Dans une étude publiée dans la revue Science, des chercheurs du Karolinska Institutet décrivent les processus neuronaux qui permettent à la morphine de soulager la douleur. Ces informations sont précieuses, car ce médicament a des effets secondaires très graves.
La morphine est un analgésique puissant qui appartient au groupe des opioïdes. Elle bloque les signaux dans les voies de la douleur et augmente également la sensation de plaisir.
La morphine agit sur plusieurs voies de la douleur centrales et périphériques dans le corps, mais les processus neuronaux à l’origine du soulagement de la douleur n’ont pas encore été entièrement compris.
Des chercheurs ont étudié la manière dont la morphine soulage la douleur en utilisant plusieurs nouvelles approches expérimentales. Ils ont exposé des animaux de laboratoire à la morphine et ont ensuite réussi à « capturer » les neurones que la morphine activait chez les animaux. Cela a permis aux chercheurs d'identifier, de classer et de contrôler de manière synthétique les neurones des voies neuronales impliquées dans le soulagement de la douleur.
La morphine active un « ensemble morphinique »'
Les chercheurs ont découvert que la morphine affecte un ensemble sélectionné de neurones dans la partie du cerveau appelée médulla rostrale ventromédiale (RVM). Ensemble, ces neurones forment une sorte d'« ensemble morphinique ». Il s'agit d'un groupe de neurones dont le changement d'activité entraîne un soulagement de la douleur.

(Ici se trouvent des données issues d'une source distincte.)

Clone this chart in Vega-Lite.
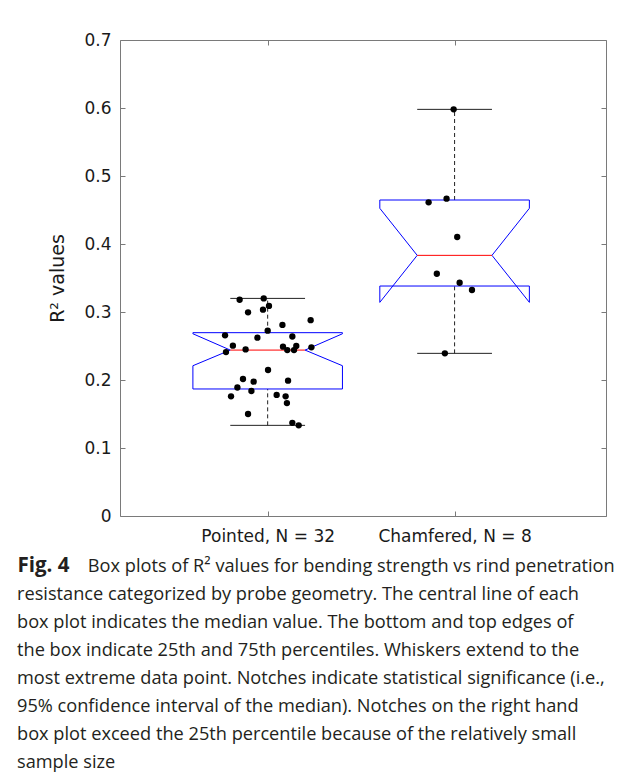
{
  "$schema": "https://vega.github.io/schema/vega-lite/v6.json",
  "width": 486,
  "height": 476,
  "autosize": {"type": "none"},
  "padding": {"left": 120, "top": 40, "right": 23, "bottom": 256},
  "background": "white",
  "config": {
    "view": {"stroke": "#7a7a7a", "strokeWidth": 1},
    "axis": {"grid": false, "domain": false, "tickColor": "#7a7a7a", "tickSize": -5, "labelColor": "#1a1a1a", "labelFont": "DejaVu Sans", "labelFontSize": 17, "titleColor": "#1a1a1a", "titleFont": "DejaVu Sans", "titleFontSize": 19, "titleFontWeight": "normal"}
  },
  "datasets": {
    "pts": [
      {"group": "Pointed", "x": 0.850, "r2": 0.318},
      {"group": "Pointed", "x": 0.979, "r2": 0.320},
      {"group": "Pointed", "x": 1.007, "r2": 0.309},
      {"group": "Pointed", "x": 0.895, "r2": 0.2995},
      {"group": "Pointed", "x": 0.975, "r2": 0.3034},
      {"group": "Pointed", "x": 1.230, "r2": 0.288},
      {"group": "Pointed", "x": 1.079, "r2": 0.281},
      {"group": "Pointed", "x": 1.000, "r2": 0.2725},
      {"group": "Pointed", "x": 0.772, "r2": 0.2657},
      {"group": "Pointed", "x": 1.132, "r2": 0.264},
      {"group": "Pointed", "x": 0.945, "r2": 0.2622},
      {"group": "Pointed", "x": 0.814, "r2": 0.2505},
      {"group": "Pointed", "x": 0.777, "r2": 0.241},
      {"group": "Pointed", "x": 0.882, "r2": 0.245},
      {"group": "Pointed", "x": 1.082, "r2": 0.249},
      {"group": "Pointed", "x": 1.105, "r2": 0.244},
      {"group": "Pointed", "x": 1.153, "r2": 0.250},
      {"group": "Pointed", "x": 1.141, "r2": 0.244},
      {"group": "Pointed", "x": 1.234, "r2": 0.248},
      {"group": "Pointed", "x": 1.002, "r2": 0.2147},
      {"group": "Pointed", "x": 0.868, "r2": 0.2015},
      {"group": "Pointed", "x": 0.925, "r2": 0.1975},
      {"group": "Pointed", "x": 1.109, "r2": 0.199},
      {"group": "Pointed", "x": 0.838, "r2": 0.189},
      {"group": "Pointed", "x": 0.913, "r2": 0.1838},
      {"group": "Pointed", "x": 0.804, "r2": 0.176},
      {"group": "Pointed", "x": 1.048, "r2": 0.178},
      {"group": "Pointed", "x": 1.096, "r2": 0.176},
      {"group": "Pointed", "x": 1.103, "r2": 0.166},
      {"group": "Pointed", "x": 0.895, "r2": 0.150},
      {"group": "Pointed", "x": 1.132, "r2": 0.137},
      {"group": "Pointed", "x": 1.166, "r2": 0.1333},
      {"group": "Chamfered", "x": 1.995, "r2": 0.598},
      {"group": "Chamfered", "x": 1.957, "r2": 0.4667},
      {"group": "Chamfered", "x": 1.861, "r2": 0.4613},
      {"group": "Chamfered", "x": 2.014, "r2": 0.4103},
      {"group": "Chamfered", "x": 1.905, "r2": 0.3563},
      {"group": "Chamfered", "x": 2.027, "r2": 0.343},
      {"group": "Chamfered", "x": 2.093, "r2": 0.3324},
      {"group": "Chamfered", "x": 1.948, "r2": 0.2392}
    ],
    "stats": [
      {"group": "Pointed", "cx": 1, "q1": 0.1868, "q3": 0.2696, "med": 0.244, "nlo": 0.221, "nhi": 0.268, "wlo": 0.1333, "whi": 0.320},
      {"group": "Chamfered", "cx": 2, "q1": 0.3382, "q3": 0.4647, "med": 0.3833, "nlo": 0.3142, "nhi": 0.4525, "wlo": 0.2392, "whi": 0.598}
    ]
  },
  "title": {
    "text": [
      "\u200b\u00a0\u00a0\u00a0\u00a0\u00a0\u00a0\u00a0\u00a0\u00a0\u00a0\u00a0\u00a0\u00a0\u00a0\u00a0Box plots of R² values for bending strength vs rind penetration",
      "resistance categorized by probe geometry. The central line of each",
      "box plot indicates the median value. The bottom and top edges of",
      "the box indicate 25th and 75th percentiles. Whiskers extend to the",
      "most extreme data point. Notches indicate statistical significance (i.e.,",
      "95% confidence interval of the median). Notches on the right hand",
      "box plot exceed the 25th percentile because of the relatively small",
      "sample size"
    ],
    "orient": "bottom",
    "anchor": "start",
    "frame": "group",
    "dx": -103,
    "offset": -4,
    "font": "Open Sans",
    "fontSize": 18.2,
    "fontWeight": "normal",
    "lineHeight": 28,
    "color": "#231f20",
    "baseline": "alphabetic"
  },
  "resolve": {"axis": {"x": "independent", "y": "independent"}},
  "layer": [
    {
      "layer": [
        {
          "data": {"name": "stats"},
          "mark": {"type": "rule", "color": "#222222", "strokeDash": [4, 3], "strokeWidth": 1},
          "encoding": {
            "x": {"field": "cx", "type": "quantitative", "scale": {"domain": [0.21, 2.81], "nice": false, "zero": false},
              "axis": {"orient": "bottom", "values": [1, 2], "labelExpr": "datum.value == 1 ? 'Pointed, N = 32' : 'Chamfered, N = 8'", "labelPadding": 17, "labelFontSize": 17,
                "title": "Fig. 4", "titleFont": "Open Sans", "titleFontWeight": "bold", "titleFontSize": 20.5, "titleColor": "#231f20", "titleX": -103, "titleY": 55, "titleAlign": "left", "titleAnchor": null, "titleBaseline": "alphabetic"}},
            "y": {"field": "q3", "type": "quantitative", "scale": {"domain": [0, 0.7], "nice": false},
              "axis": {"orient": "left", "values": [0, 0.1, 0.2, 0.3, 0.4, 0.5, 0.6, 0.7], "labelExpr": "datum.value == 0 ? '0' : format(datum.value, '.1f')", "labelPadding": 14, "title": "R² values", "titlePadding": 16}},
            "y2": {"field": "whi"}
          }
        },
        {
          "data": {"name": "stats"},
          "mark": {"type": "rule", "color": "#222222", "strokeDash": [4, 3], "strokeWidth": 1},
          "encoding": {
            "x": {"field": "cx", "type": "quantitative"},
            "y": {"field": "wlo", "type": "quantitative"},
            "y2": {"field": "q1"}
          }
        },
        {
          "data": {"name": "stats"},
          "transform": [
            {"fold": ["wlo", "whi"], "as": ["k", "v"]},
            {"calculate": "datum.cx - 0.2", "as": "xa"},
            {"calculate": "datum.cx + 0.2", "as": "xb"}
          ],
          "mark": {"type": "rule", "color": "#222222", "strokeWidth": 1},
          "encoding": {
            "x": {"field": "xa", "type": "quantitative"},
            "x2": {"field": "xb"},
            "y": {"field": "v", "type": "quantitative"}
          }
        },
        {
          "data": {"name": "stats"},
          "transform": [
            {"fold": ["q1", "q3"], "as": ["k", "v"]},
            {"calculate": "datum.cx - 0.4", "as": "xa"},
            {"calculate": "datum.cx + 0.4", "as": "xb"}
          ],
          "mark": {"type": "rule", "color": "#0000ff", "strokeWidth": 1},
          "encoding": {
            "x": {"field": "xa", "type": "quantitative"},
            "x2": {"field": "xb"},
            "y": {"field": "v", "type": "quantitative"}
          }
        },
        {
          "data": {"name": "stats"},
          "transform": [
            {"calculate": "datum.cx - 0.4", "as": "xl"},
            {"calculate": "datum.cx + 0.4", "as": "xr"},
            {"fold": ["xl", "xr"], "as": ["side", "xs"]}
          ],
          "mark": {"type": "rule", "color": "#0000ff", "strokeWidth": 1},
          "encoding": {
            "x": {"field": "xs", "type": "quantitative"},
            "y": {"field": "q3", "type": "quantitative"},
            "y2": {"field": "nhi"}
          }
        },
        {
          "data": {"name": "stats"},
          "transform": [
            {"calculate": "datum.cx - 0.4", "as": "xl"},
            {"calculate": "datum.cx + 0.4", "as": "xr"},
            {"fold": ["xl", "xr"], "as": ["side", "xs"]}
          ],
          "mark": {"type": "rule", "color": "#0000ff", "strokeWidth": 1},
          "encoding": {
            "x": {"field": "xs", "type": "quantitative"},
            "y": {"field": "nlo", "type": "quantitative"},
            "y2": {"field": "q1"}
          }
        },
        {
          "data": {"name": "stats"},
          "transform": [
            {"calculate": "datum.cx - 0.4", "as": "xl"},
            {"calculate": "datum.cx + 0.4", "as": "xr"},
            {"fold": ["xl", "xr"], "as": ["side", "xs"]},
            {"calculate": "datum.side == 'xl' ? datum.cx - 0.2 : datum.cx + 0.2", "as": "xn"}
          ],
          "mark": {"type": "rule", "color": "#0000ff", "strokeWidth": 1},
          "encoding": {
            "x": {"field": "xs", "type": "quantitative"},
            "x2": {"field": "xn"},
            "y": {"field": "nhi", "type": "quantitative"},
            "y2": {"field": "med"}
          }
        },
        {
          "data": {"name": "stats"},
          "transform": [
            {"calculate": "datum.cx - 0.4", "as": "xl"},
            {"calculate": "datum.cx + 0.4", "as": "xr"},
            {"fold": ["xl", "xr"], "as": ["side", "xs"]},
            {"calculate": "datum.side == 'xl' ? datum.cx - 0.2 : datum.cx + 0.2", "as": "xn"}
          ],
          "mark": {"type": "rule", "color": "#0000ff", "strokeWidth": 1},
          "encoding": {
            "x": {"field": "xs", "type": "quantitative"},
            "x2": {"field": "xn"},
            "y": {"field": "nlo", "type": "quantitative"},
            "y2": {"field": "med"}
          }
        },
        {
          "data": {"name": "stats"},
          "transform": [
            {"calculate": "datum.cx - 0.2", "as": "xa"},
            {"calculate": "datum.cx + 0.2", "as": "xb"}
          ],
          "mark": {"type": "rule", "color": "#ff0000", "strokeWidth": 1},
          "encoding": {
            "x": {"field": "xa", "type": "quantitative"},
            "x2": {"field": "xb"},
            "y": {"field": "med", "type": "quantitative"}
          }
        }
      ]
    },
    {
      "data": {"name": "pts"},
      "mark": {"type": "circle", "color": "#000000", "opacity": 1, "size": 40},
      "encoding": {
        "x": {"field": "x", "type": "quantitative", "axis": {"orient": "top", "values": [1, 2], "labels": false, "title": null}},
        "y": {"field": "r2", "type": "quantitative", "axis": {"orient": "right", "values": [0, 0.1, 0.2, 0.3, 0.4, 0.5, 0.6, 0.7], "labels": false, "title": null}}
      }
    }
  ]
}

Lorsque les chercheurs ont inactivé de manière synthétique les neurones de ce groupe, ils ont complètement supprimé les effets de la morphine sur la douleur. Lorsqu'ils ont réactivé les neurones, ils ont pu recréer de la même manière le soulagement de la douleur.

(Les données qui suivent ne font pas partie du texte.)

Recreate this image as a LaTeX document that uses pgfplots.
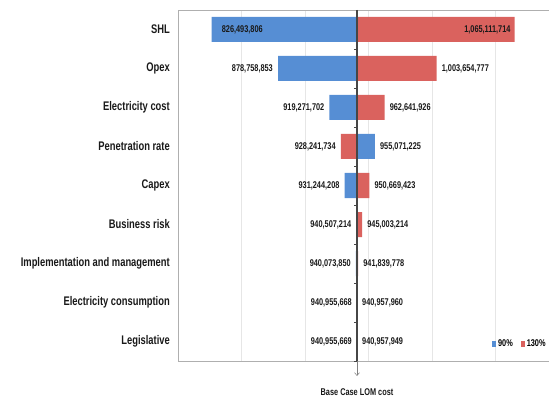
\documentclass[border=0pt]{standalone}
\usepackage{fontspec}
\setmainfont{Liberation Sans}[FakeStretch=0.75]
\usepackage{pgfplots}
\usepackage{pgfplotstable}
\pgfplotsset{compat=1.18}
\usetikzlibrary{arrows.meta}

\definecolor{barblue}{RGB}{86,142,212}
\definecolor{barred}{RGB}{218,98,94}
\definecolor{framegray}{RGB}{175,175,175}
\definecolor{gridgray}{RGB}{230,230,230}
\definecolor{axisdark}{RGB}{70,70,70}

% LOM cost (million) for each driver at 90% and at 130% of its base value.
% Rows: 0 SHL, 1 Opex, 2 Electricity cost, 3 Penetration rate, 4 Capex,
% 5 Business risk, 6 Implementation and management,
% 7 Electricity consumption, 8 Legislative.
% side: -1 label left of bar end, 1 right of it,
%       -2 inside at the left end, 2 inside at the right end.
\pgfplotstableread{
row v lab side
0 826.493806 {826,493,806} -2
1 878.758853 {878,758,853} -1
2 919.271702 {919,271,702} -1
3 955.071225 {955,071,225} 1
4 931.244208 {931,244,208} -1
5 940.507214 {940,507,214} -1
6 940.073850 {940,073,850} -1
7 940.955668 {940,955,668} -1
8 940.955669 {940,955,669} -1
}\lowninety

\pgfplotstableread{
row v lab side
0 1065.111714 {1,065,111,714} 2
1 1003.654777 {1,003,654,777} 1
2 962.641926 {962,641,926} 1
3 928.241734 {928,241,734} -1
4 950.669423 {950,669,423} 1
5 945.003214 {945,003,214} 1
6 941.839778 {941,839,778} 1
7 940.957960 {940,957,960} 1
8 940.957949 {940,957,949} 1
}\highonethirty

% base case LOM cost (million); bars grow from it
\def\basecase{940.9568}

\newcommand\catfont{\fontsize{12.5}{14}\selectfont\bfseries}
\newcommand\valfont{\fontsize{9.8}{11}\selectfont\bfseries}

\pgfplotsset{
  tbar/.style={xbar, bar width=25pt, bar shift=0pt, draw=none, fill=#1},
  vlabels/.style n args={3}{forget plot, draw=none, mark=none,
    nodes near coords, point meta=explicit symbolic,
    restrict expr to domain={\thisrow{side}}{#1:#1},
    every node near coord/.style={font=\valfont,
      text=black!90, inner sep=0pt, anchor=#2, xshift=#3}},
}

\begin{document}
\begin{tikzpicture}
\path[use as bounding box] (0,0) rectangle (549pt,401pt);
\begin{axis}[
  at={(178pt,40pt)}, anchor=south west,
  scale only axis, width=381pt, height=351pt,
  xmin=-140.9568, xmax=159.0432,
  ymin=-0.5, ymax=8.5, y dir=reverse,
  clip=false,
  axis line style={framegray, line width=0.8pt},
  xtick={-90.9568,-40.9568,9.0432,59.0432,109.0432},
  xticklabels={},
  xmajorgrids, major grid style={gridgray, line width=0.6pt},
  major x tick style={draw=none},
  ytick={0,...,8},
  yticklabels={SHL,Opex,Electricity cost,Penetration rate,Capex,Business risk,Implementation and management,Electricity consumption,Legislative},
  major y tick style={draw=none},
  yticklabel style={font=\catfont, text=black!90, inner sep=0pt, xshift=-8pt, anchor=east},
  legend style={at={(0.816,0.048)}, anchor=west, draw=none, fill=none,
    legend columns=2, font=\valfont,
    /tikz/every even column/.append style={column sep=6pt}},
  legend image code/.code={\fill[#1] (0pt,-3pt) rectangle (4pt,3pt);},
]
\addplot[tbar=barblue]
  table[x expr=\thisrow{v}-\basecase, y=row] {\lowninety};
\addlegendentry{90\%}
\addplot[tbar=barred]
  table[x expr=\thisrow{v}-\basecase, y=row] {\highonethirty};
\addlegendentry{130\%}

% value labels at the bar ends
\addplot[vlabels={-1}{east}{-5pt}] table[x expr=\thisrow{v}-\basecase, y=row, meta=lab] {\lowninety};
\addplot[vlabels={1}{west}{5pt}]   table[x expr=\thisrow{v}-\basecase, y=row, meta=lab] {\lowninety};
\addplot[vlabels={-2}{west}{10pt}] table[x expr=\thisrow{v}-\basecase, y=row, meta=lab] {\lowninety};
\addplot[vlabels={-1}{east}{-5pt}] table[x expr=\thisrow{v}-\basecase, y=row, meta=lab] {\highonethirty};
\addplot[vlabels={1}{west}{5pt}]   table[x expr=\thisrow{v}-\basecase, y=row, meta=lab] {\highonethirty};
\addplot[vlabels={2}{east}{-4pt}]  table[x expr=\thisrow{v}-\basecase, y=row, meta=lab] {\highonethirty};

% base case axis with its category ticks
\draw[axisdark, line width=1.1pt] (axis cs:0,-0.5) -- (axis cs:0,8.5);
\pgfplotsinvokeforeach{0.5,1.5,2.5,3.5,4.5,5.5,6.5,7.5,8.5}{
  \draw[axisdark, line width=0.8pt] (axis cs:0,#1) -- ([xshift=-3.5pt]axis cs:0,#1);
}
\draw[gray, line width=0.5pt, -{Straight Barb[length=3pt,width=5pt]}]
  (axis cs:0,8.5) -- ([yshift=-15pt]axis cs:0,8.5);
\node[font=\valfont, text=black!90] at ([yshift=-31pt]axis cs:0,8.5) {Base Case LOM cost};
\end{axis}
\end{tikzpicture}
\end{document}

Un type particulier de neurone relié à la moelle épinière joue un rôle central dans l'ensemble morphinique. Dans la moelle épinière, ces neurones se connectent à des neurones dits inhibiteurs qui ralentissent la signalisation de la douleur dans la moelle épinière et préviennent ainsi la douleur.
Médicament potentiellement dangereux
Lorsqu’elle est utilisée comme médicament dans le domaine de la santé, la morphine présente des effets secondaires potentiellement très graves en termes de dépendance, d’abus, de surdosage et de décès.

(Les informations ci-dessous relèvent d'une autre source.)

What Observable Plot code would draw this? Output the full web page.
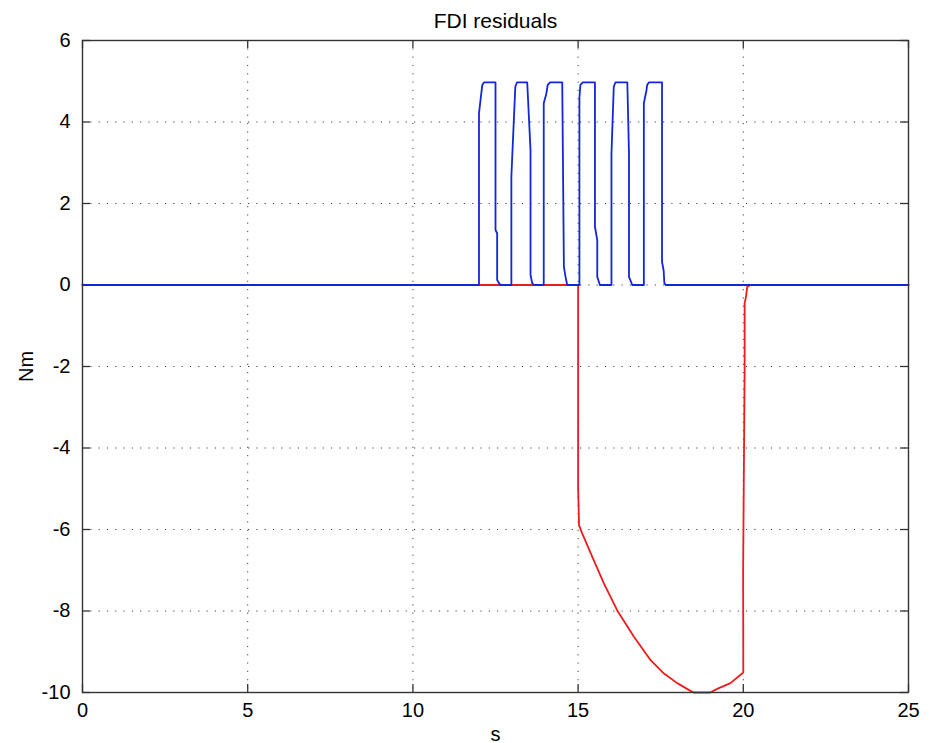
<!DOCTYPE html>
<html>
<head>
<meta charset="utf-8">
<script src="https://cdn.jsdelivr.net/npm/d3@7"></script>
<script src="https://cdn.jsdelivr.net/npm/@observablehq/plot@0.6"></script>
<style>
  html, body { margin: 0; padding: 0; background: #fff; }
  #chart { width: 937px; height: 743px; }
</style>
</head>
<body>
<div id="chart"></div>
<script>
// ---- data ----
const title = "FDI residuals";
const xLabel = "s";
const yLabel = "Nm";
const xTicks = [0, 5, 10, 15, 20, 25];
const yTicks = [-10, -8, -6, -4, -2, 0, 2, 4, 6];

// blue residual (time s, value Nm)
const blueT = [0, 12.0, 12.0, 12.10, 12.15, 12.50, 12.50, 12.55, 12.55, 12.63, 12.66,
  12.98, 12.98, 13.10, 13.15, 13.46, 13.56, 13.56, 13.61, 13.66,
  13.96, 13.96, 14.04, 14.08, 14.15, 14.52, 14.57, 14.62, 14.67,
  15.04, 15.04, 15.07, 15.14, 15.51, 15.51, 15.58, 15.58, 15.66,
  16.01, 16.01, 16.08, 16.13, 16.49, 16.54, 16.54, 16.64,
  16.99, 16.99, 17.07, 17.09, 17.14, 17.54, 17.54, 17.59, 17.61, 17.65, 25];
const blueV = [0, 0, 4.21, 4.91, 4.97, 4.97, 1.35, 1.27, 0.12, 0.02, 0,
  0, 2.66, 4.87, 4.97, 4.97, 3.31, 0.25, 0.05, 0,
  0, 4.46, 4.70, 4.91, 4.97, 4.97, 0.45, 0.2, 0,
  0, 4.6, 4.91, 4.97, 4.97, 1.43, 1.10, 0.2, 0,
  0, 3.23, 4.87, 4.97, 4.97, 3.23, 0.2, 0,
  0, 4.46, 4.78, 4.91, 4.97, 4.97, 0.57, 0.35, 0.05, 0, 0];

// red residual (time s, value Nm)
const redT = [0, 15.0, 15.0, 15.03, 15.12, 15.38, 15.78, 16.18, 16.69, 17.19, 17.59, 18.0,
  18.40, 18.5, 19.0, 19.21, 19.61, 20.0, 19.995, 20.04, 20.04, 20.08, 20.12, 20.22, 25];
const redV = [0, 0, -4.95, -5.9, -6.09, -6.58, -7.32, -7.98, -8.63, -9.20, -9.53, -9.77,
  -9.96, -10, -10, -9.91, -9.77, -9.51, -7.0, -2.1, -0.45, -0.29, -0.04, 0, 0];

const blue = blueT.map((t, i) => ({t, v: blueV[i]}));
const red = redT.map((t, i) => ({t, v: redV[i]}));

const W = 937, H = 743;
const mL = 82, mR = 29, mT = 40, mB = 51;
const innerW = W - mL - mR, innerH = H - mT - mB;
const tickLen = 8;
const gridStyle = {stroke: "#222", strokeOpacity: 0.85, strokeWidth: 1, strokeDasharray: "1.2,7.1"};
const tickStyle = {stroke: "#333", strokeWidth: 1.3};

const chart = Plot.plot({
  width: W,
  height: H,
  marginLeft: mL,
  marginRight: mR,
  marginTop: mT,
  marginBottom: mB,
  style: {fontFamily: "'Liberation Sans', Arial, Helvetica, sans-serif", fontSize: "20px", background: "#fff", color: "#000"},
  x: {domain: [0, 25]},
  y: {domain: [-10, 6]},
  marks: [
    Plot.gridX(xTicks.slice(1, -1), gridStyle),
    Plot.gridY(yTicks.slice(1, -1), gridStyle),
    Plot.axisX({ticks: xTicks, tickSize: 0, tickPadding: 10, fontSize: 20, label: xLabel, labelAnchor: "center", labelArrow: "none", labelOffset: 48, tickFormat: d => String(d)}),
    Plot.axisY({ticks: yTicks, tickSize: 0, tickPadding: 12, fontSize: 20, label: yLabel, labelAnchor: "center", labelArrow: "none", labelOffset: 64, tickFormat: d => String(d)}),
    // inward tick marks on all four sides
    Plot.tickX(xTicks, {x: d => d, insetTop: innerH - tickLen, ...tickStyle}),
    Plot.tickX(xTicks, {x: d => d, insetBottom: innerH - tickLen, ...tickStyle}),
    Plot.tickY(yTicks, {y: d => d, insetRight: innerW - tickLen, ...tickStyle}),
    Plot.tickY(yTicks, {y: d => d, insetLeft: innerW - tickLen, ...tickStyle}),
    Plot.line(red, {x: "t", y: "v", stroke: "#ee1c1c", strokeWidth: 1.8, curve: "linear"}),
    Plot.line(blue, {x: "t", y: "v", stroke: "#1326dc", strokeWidth: 1.8, curve: "linear"}),
    Plot.frame({stroke: "#333", strokeWidth: 1.4}),
    Plot.text([title], {frameAnchor: "top", dy: -13, text: d => d, fontSize: 21, fill: "#000", lineAnchor: "bottom"})
  ]
});
document.getElementById("chart").appendChild(chart);
</script>
</body>
</html>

Il a été difficile de trouver des stratégies pour traiter la douleur sans déclencher ces effets secondaires dangereux.
Patrik Ernfors, professeur au département de biochimie médicale et de biophysique de l'Institut Karolinska et responsable de l'étude
Lui et ses collègues espèrent désormais qu’une connaissance plus approfondie du fonctionnement de la morphine dans l’organisme pourra contribuer à réduire les effets secondaires à l’avenir.
« Cette étude est importante car la connaissance des voies neuronales et des cellules pourrait expliquer comment la morphine peut avoir un effet analgésique aussi puissant. Elle pourrait également fournir des informations sur la manière dont ces processus diffèrent de ceux qui induisent la sensation d'euphorie, de bien-être et d'addiction », explique Patrik Ernfors.
Dans une prochaine étape, les chercheurs veulent aller plus loin et étudier les raisons pour lesquelles le soulagement de la douleur diminue de plus en plus avec l’utilisation à long terme de la morphine.
L’étude a été financée par le Conseil suédois de la recherche, le Conseil européen de la recherche et la Fondation Knut et Alice Wallenberg.